- The Washington Times - Wednesday, September 25, 2013

D.C. Mayor Vincent C. Gray declared the District’s intent to defy a possible federal government shutdown by deeming all employees essential personnel — but it’s unclear how far other city leaders will push the rebellion.

The District’s defiant contingency plan, which seeks to keep the city’s roughly 30,000 employees at work in the event of a federal government shutdown Oct. 1, was submitted Wednesday to the federal director of the Office of Budget and Management. The office, which is responsible for providing executive branch agencies with instructions on how to prepare for and operate during a shutdown, has not commented on the plan.

“I am writing to inform you that I have determined that all operations of the government of the District of Columbia are ‘excepted’ activities essential to the protection of public safety, health, and property and therefore will continue to be performed during a lapse in appropriations,” Mr. Gray wrote.

Because the District is a federal enclave, its budget is tied to the federal appropriations process, leaving the District vulnerable if lawmakers in Congress fail to resolve their differences over a federal spending plan.

But the assertion that all government functions are essential appears to defy the federal Antideficiency Act that mandates a shutdown if a budget agreement is not reached.

“As the Antideficiency Act states, emergency exception does not authorize the continuation of ongoing, regular functions of government, the suspension of which would not imminently threaten the safety of human life or the protection of property,” according to documents issued by the budget office for shutdown preparation.

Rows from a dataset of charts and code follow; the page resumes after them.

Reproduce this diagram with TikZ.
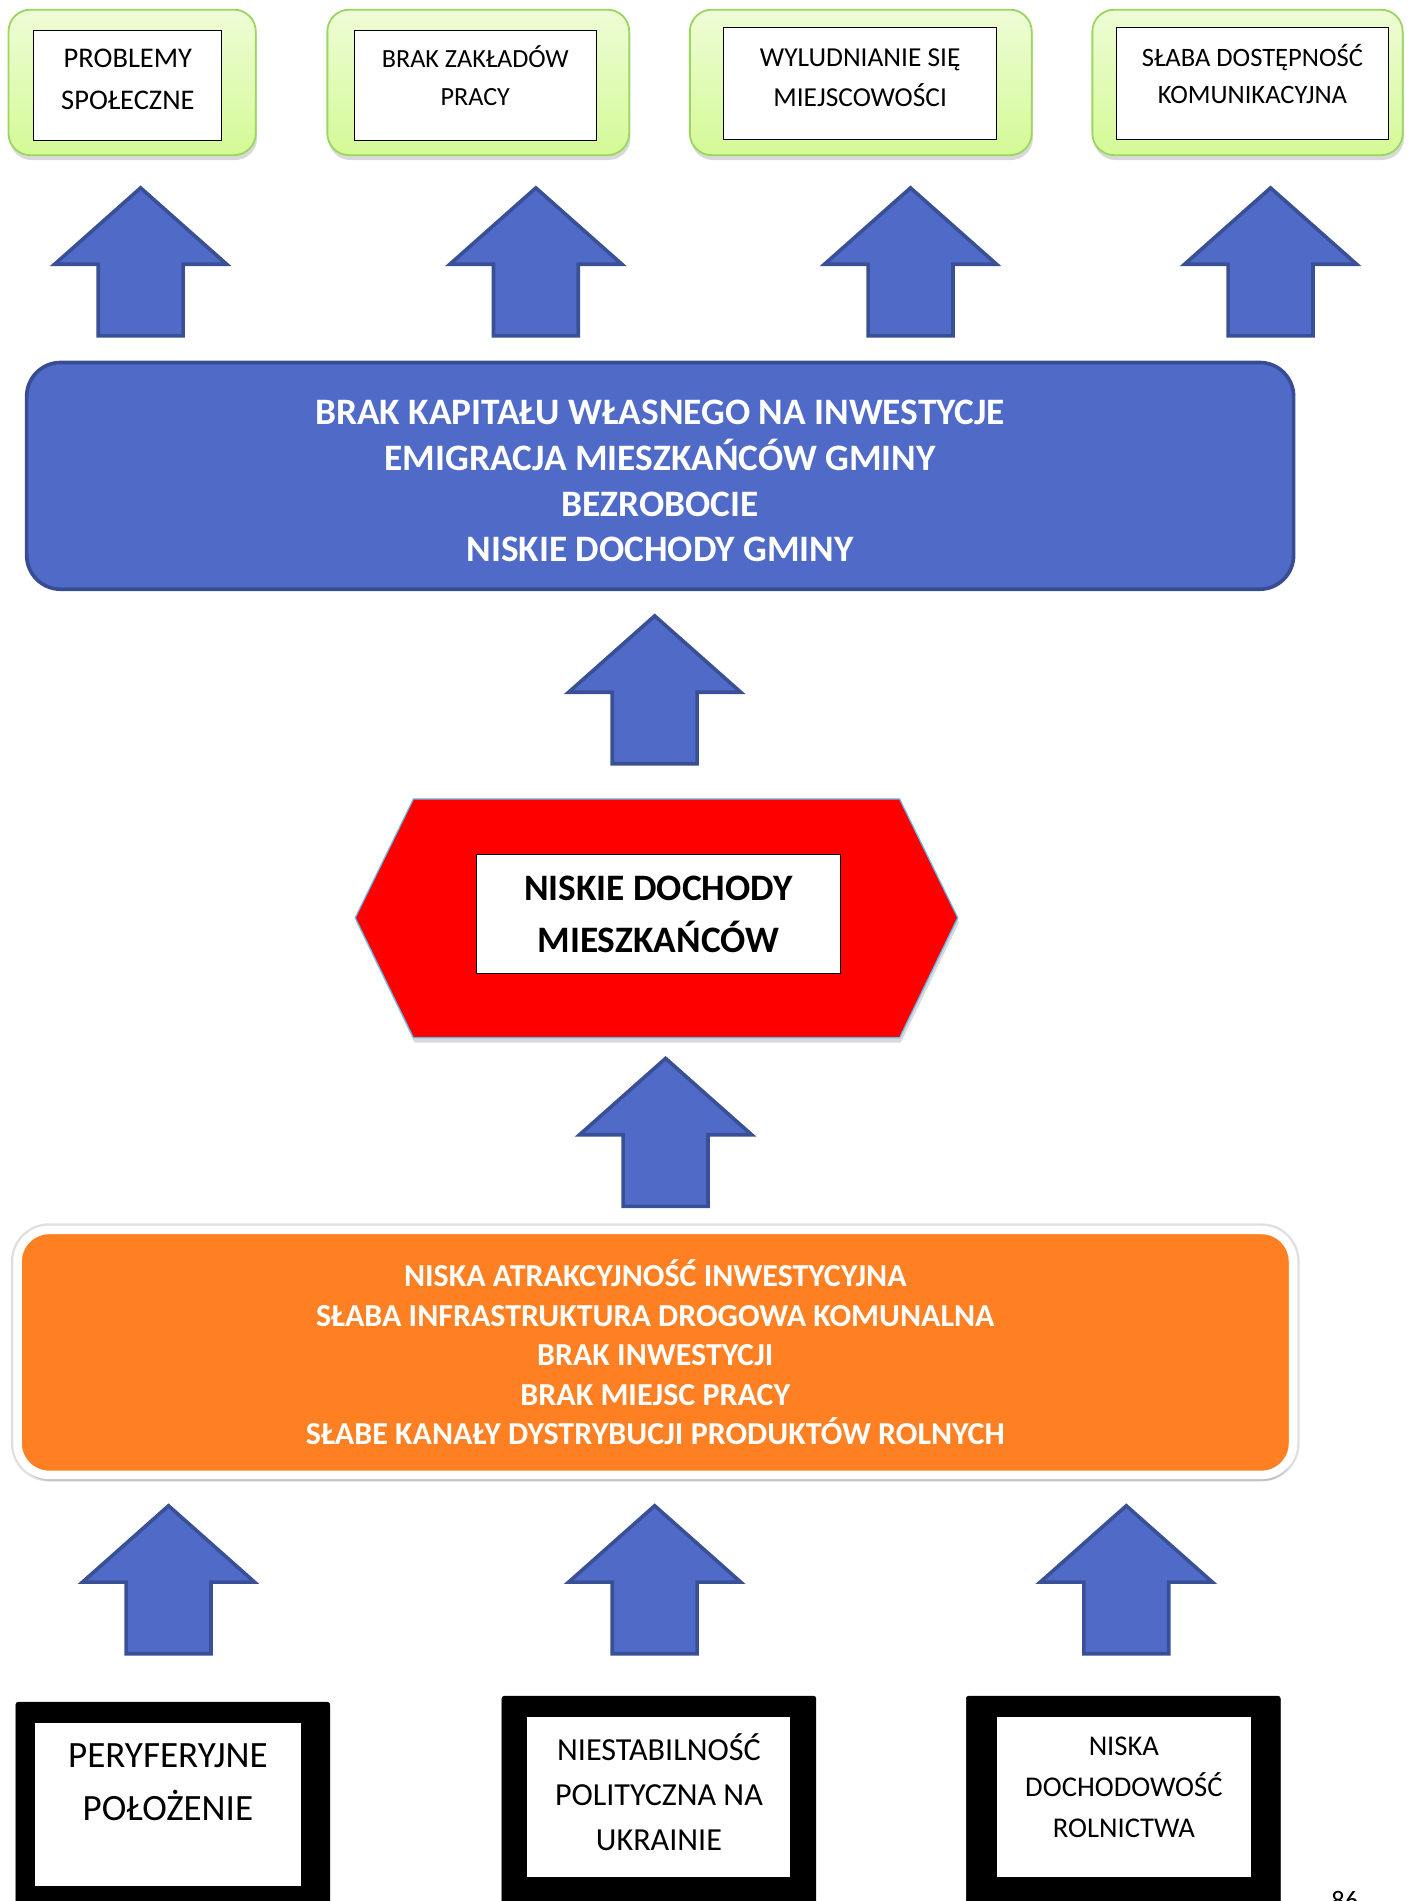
\documentclass[tikz,border=0pt]{standalone}
\usepackage{fontspec}
\setmainfont{Carlito}
\usetikzlibrary{shadows}

\tikzset{
  greenbox/.style={draw=greenedge,line width=1.5pt,rounded corners=18pt,
    top color=greentop,bottom color=greenbottom,inner sep=0pt,
    drop shadow={shadow xshift=1pt,shadow yshift=-4pt,opacity=0.3}},
  whitebox/.style={draw=black,line width=0.8pt,fill=white,inner sep=0pt},
  toptext/.style 2 args={align=center,inner sep=0pt,font=\fontsize{#1}{#2}\selectfont},
  arrowstyle/.style={fill=arrowfill,draw=arrowedge,line width=3pt,line join=miter},
  uparrow/.pic={
    \draw[arrowstyle] (0,0) -- (71,63) -- (35,63) -- (35,122) -- (-35,122)
      -- (-35,63) -- (-71,63) -- cycle;
  },
  bluebox/.style={fill=arrowfill,draw=blueedge,line width=3pt,rounded corners=28pt,
    inner sep=0pt},
  bluetext/.style={align=center,inner sep=0pt,text=white,
    font=\fontsize{30.8}{37.7}\selectfont\bfseries},
  orangebox/.style={fill=orangefill,draw=white,line width=7pt,rounded corners=26pt,
    inner sep=0pt,align=center,text=white,font=\fontsize{26.4}{32.5}\selectfont\bfseries,
    preaction={draw=black!12,line width=11pt},
    drop shadow={shadow xshift=1pt,shadow yshift=-5pt,opacity=0.3}},
  blackframe/.style={fill=black,draw=black,rounded corners=2pt,inner sep=0pt},
  innerwhite/.style={fill=white,inner sep=0pt},
}

\begin{document}
\begin{tikzpicture}[x=1pt,y=-1pt]
\definecolor{greenedge}{RGB}{155,215,95}
\definecolor{greentop}{RGB}{238,252,214}
\definecolor{greenbottom}{RGB}{212,250,150}
\definecolor{arrowfill}{RGB}{80,106,200}
\definecolor{arrowedge}{RGB}{58,80,150}
\definecolor{blueedge}{RGB}{56,76,148}
\definecolor{orangefill}{RGB}{255,128,34}
\definecolor{hexedge}{RGB}{95,190,235}
\useasboundingbox (0,0) rectangle (1165,1568);
\node[greenbox,minimum width=204pt,minimum height=120pt] (g1) at (109,68) {};
\node[greenbox,minimum width=249pt,minimum height=120pt] (g2) at (394.5,68) {};
\node[greenbox,minimum width=282pt,minimum height=120pt] (g3) at (710,68) {};
\node[greenbox,minimum width=256pt,minimum height=120pt] (g4) at (1029,68) {};
\node[whitebox,minimum width=155pt,minimum height=91pt] (w1) at (105.5,70.5) {};
\node[whitebox,minimum width=200pt,minimum height=91pt] (w2) at (392,70.5) {};
\node[whitebox,minimum width=225pt,minimum height=92pt] (w3) at (709.5,69) {};
\node[whitebox,minimum width=224pt,minimum height=92pt] (w4) at (1033,69) {};
\node[toptext={23.5}{34}] (t1) at (w1.center) [yshift=5pt] {PROBLEMY\\SPOŁECZNE};
\node[toptext={21.6}{31}] (t2) at (w2.center) [yshift=8pt] {BRAK ZAKŁADÓW\\PRACY};
\node[toptext={22.6}{33}] (t3) at (w3.center) [yshift=5pt] {WYLUDNIANIE SIĘ\\MIEJSCOWOŚCI};
\node[toptext={21.9}{31}] (t4) at (w4.center) [yshift=8pt] {SŁABA DOSTĘPNOŚĆ\\KOMUNIKACYJNA};
\pic at (116,155) {uparrow};
\pic at (442,155) {uparrow};
\pic at (751,155) {uparrow};
\pic at (1048,155) {uparrow};
\node[bluebox,minimum width=1045pt,minimum height=187pt] (skutki) at (544.5,392.5) {};
\node[bluetext] (skutkitekst) at (544.5,397)
  {BRAK KAPITAŁU WŁASNEGO NA INWESTYCJE\\EMIGRACJA MIESZKAŃCÓW GMINY\\BEZROBOCIE\\NISKIE DOCHODY GMINY};
\pic at (540,508) {uparrow};
\draw[fill=red,draw=hexedge,line width=1pt,drop shadow={shadow xshift=1pt,shadow yshift=-4pt,opacity=0.3}]
  (293,757) -- (341,659) -- (742,659) -- (790,757) -- (742,856) -- (341,856) -- cycle;
\node[whitebox,minimum width=300pt,minimum height=98pt,align=center,
  font=\fontsize{30.8}{43}\selectfont\bfseries] (problem) at (543,754) {NISKIE DOCHODY\\MIESZKAŃCÓW};
\pic at (549,873) {uparrow};
\node[orangebox,minimum width=1052pt,minimum height=202pt] (przyczyny) at (540.5,1115.5)
  {NISKA ATRAKCYJNOŚĆ INWESTYCYJNA\\SŁABA INFRASTRUKTURA DROGOWA KOMUNALNA\\BRAK INWESTYCJI\\BRAK MIEJSC PRACY\\SŁABE KANAŁY DYSTRYBUCJI PRODUKTÓW ROLNYCH};
\pic at (139,1242) {uparrow};
\pic at (540,1242) {uparrow};
\pic at (929,1242) {uparrow};
\node[blackframe,minimum width=259pt,minimum height=196pt] (b1) at (142.5,1502) {};
\node[blackframe,minimum width=259pt,minimum height=201pt] (b2) at (543.5,1499.5) {};
\node[blackframe,minimum width=259pt,minimum height=201pt] (b3) at (926.5,1499.5) {};
\node[innerwhite,minimum width=219pt,minimum height=135pt] (i1) at (138.5,1488.5) {};
\node[innerwhite,minimum width=217pt,minimum height=132pt] (i2) at (543.5,1482) {};
\node[innerwhite,minimum width=210pt,minimum height=132pt] (i3) at (927,1482) {};
\node[toptext={30.6}{43}] (r1) at (138.5,1470) {PERYFERYJNE\\POŁOŻENIE};
\node[toptext={26.5}{37}] (r2) at (543.5,1478) {NIESTABILNOŚĆ\\POLITYCZNA NA\\UKRAINIE};
\node[toptext={23.6}{34}] (r3) at (927,1474) {NISKA\\DOCHODOWOŚĆ\\ROLNICTWA};
\node[inner sep=0pt,anchor=north west,font=\fontsize{22}{26}\selectfont] (strona) at (1098,1560) {86};
\end{tikzpicture}
\end{document}
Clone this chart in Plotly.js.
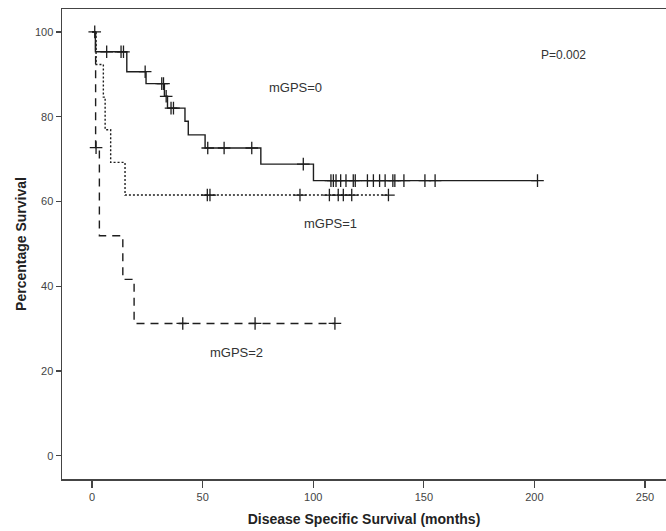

Violation of the law puts government employees and officials at risk for fines and jail time. Mr. Gray’s spokesman, Pedro Ribeiro, said officials plan to deal with any federal opposition, “when we get to it.”

Though several D.C. Council members have expressed support to defy the federal government in the face of a shutdown, it was unclear whether the officials who hold the city’s purse strings would agree to fund operations.

Estimating that it costs between $17 million and $19 million a day to keep the D.C. government and services open, the office of the chief financial officer declined to comment on whether it would cut the checks.

“We’re looking to the attorney general for guidance,” spokeswoman Natalie Wilson said.

In the meantime, the office of D.C. Attorney General Irvin B. Nathan, which provides city leaders legal advice on the matter, isn’t talking.

“We aren’t going to speculate now about possible eventualities,” spokesman Ted Gest said.

Under previous plans, which were last rolled out in 2011 amid concern over a government shutdown, some employees such as public safety workers, teachers at the city’s schools, and health inspectors could have stayed on the job.

Other basic city services would have been suspended with libraries and the Department of Motor Vehicles closed and trash collection halted.

The last time the city government shut down was in 1995. But it was spared a second shutdown that year when Congress passed legislation allowing the District to spend its own money when the federal government shut down.

“It is ridiculous that a city of 632,000 people — a city where we have balanced our budget for 18 consecutive years and have a rainy-day fund of well over a billion dollars — cannot spend its residents’ own local tax dollars to provide them the services they’ve paid for without Congressional approval,” Mr. Gray said in a statement.

Congress can’t even get its own fiscal house in order; they should be taking lessons from us rather than imposing needless suffering on us. I will not allow the safety and well-being of District residents to be compromised by Congress’s dysfunction.”

Whatever the outcome, this would likely be the last time the District faces this type of potential shutdown. In January, a voter-approved charter amendment granting the city budget autonomy takes effect and it will free the city from Congress‘ fiscal calender and let the city set its own fiscal calendar and spend its own local tax dollars without congressional approval.